No for Clemens. ERA is the most important statistic in measuring a pitcher's performance over the course of a season, but there are other factors as well. Carpenter has pitched so many more innings (you want your best out there as long as possible), has more strikeouts, has the best strikeout/walk - and all the other stats grum mentioned - and has beaten the best the league has to offer against him heads up - including Clemens. It is Carpenter's; he has been the best and beaten the best. If Clemens had pitched more, he'd get more consideration - but I'd put him behind Dontrelle for CY Young into third. Carpenter has also pitched the best game in the ML this year and has 3 of the top five games pitched in the NL. Clemens has none. Sorry - pitching six beautiful innings every fifth day is tremendous - but it pales in comparison to what Carpenter is doing.

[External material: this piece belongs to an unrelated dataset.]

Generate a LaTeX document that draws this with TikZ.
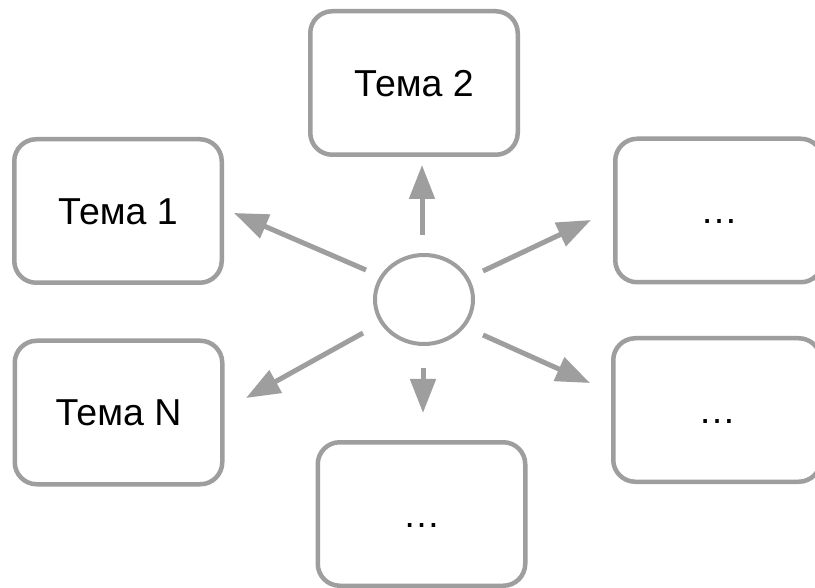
\documentclass[tikz,border=0pt]{standalone}
\usepackage{fontspec}
\setmainfont{Liberation Sans}
\usetikzlibrary{arrows.meta,shapes.geometric}
\definecolor{linegray}{HTML}{9E9E9E}
\tikzset{
  topic/.style={draw=linegray, line width=4.5pt, rounded corners=22pt,
    minimum width=207.5pt, minimum height=143.5pt, inner sep=0pt,
    font=\fontsize{37.5}{44}\selectfont, text height=26.8pt, text depth=0pt, fill=white},
  hub/.style={draw=linegray, line width=4pt, ellipse, inner sep=0pt,
    minimum width=98pt, minimum height=89pt},
  arr/.style={draw=linegray, line width=5pt, -{Triangle[length=34pt, width=25pt]}}
}
\begin{document}
\begin{tikzpicture}[x=1pt,y=-1pt]
\useasboundingbox (0,0) rectangle (815,588);
\fill[white] (0,0) rectangle (815,588);
\node[topic] (b2) at (414,83) {Тема 2};
\node[topic] (b1) at (118,211) {Тема 1};
\node[topic] (rt) at (719,210.5) {…};
\node[topic] (bn) at (118.5,412.5) {Тема N};
\node[topic] (rb) at (717,410) {…};
\node[topic] (bb) at (421.5,514) {…};
\node[hub] (c) at (424,299.5) {};
\coordinate (tu) at (422,235); \coordinate (hu) at (422,165);
\coordinate (td) at (423,368); \coordinate (hd) at (423,413);
\coordinate (tul) at (366,270); \coordinate (hul) at (234,213);
\coordinate (tur) at (483,271); \coordinate (hur) at (591,220);
\coordinate (tll) at (363,333); \coordinate (hll) at (246,398);
\coordinate (tlr) at (483,335); \coordinate (hlr) at (590,383);
\draw[arr] (tu) -- (hu);
\draw[arr] (td) -- (hd);
\draw[arr] (tul) -- (hul);
\draw[arr] (tur) -- (hur);
\draw[arr] (tll) -- (hll);
\draw[arr] (tlr) -- (hlr);
\end{tikzpicture}
\end{document}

Carpenter kept his thumb on his end of the balance last night in St. Louis against the Mets. His line was typical: 7IP, 3H, 0R, 0ER, 1BB, 7K, ERA falling to 2.21, 96-63 (pitches-strikes). LaRussa pulled him to keep him strong down the stretch and give the bullpen a couple innings. Fact is, the Rocket has been the best 6 inning pitcher in baseball this season. But the number of innings Carpenter has pitched beyond the 7th (48 vs Clemens 24), and the fact that all of his relevant stats IMPROVE in the late innings (where Roger's all get worse) makes him the pitcher you'd pick to head up your rotation if you got to choose on Opening Day. Carpenter's stats from the 7th on: INN - 48 ERA - 1.29 (7 runs in 48 complete) appearances - 26 (out of 29 starts) OpBA - .175 (30 hits for 177 batters) OpOBP - .203 (those 30 hits plus 5 (FIVE) walks) OpSLG - .246 K - 39 K/9 - 7.2 K/BB - 7.8 (obscene) WHIP - 0.7 To find late-inning stats similar to these you have to go to the only members of the reliever corps whose names have even been mentioned in this year's CY debate: Rivera and Cordero. Take a look at them. Carpenter's numbers in the late innings are equal to or better than those being posted by what some consider one of the best relievers ever, having one of his best seasons. Now, if you knew going into the season that in 26 of his first 29 starts Carpenter was going to take the mound in the 7th, pitch another 1 2/3 and do THAT, it would be foolish not to take him over every other pitcher in the game. Look at Clemens' late inning stats and tell me a pitcher has little or no impact on whether his team wins or loses.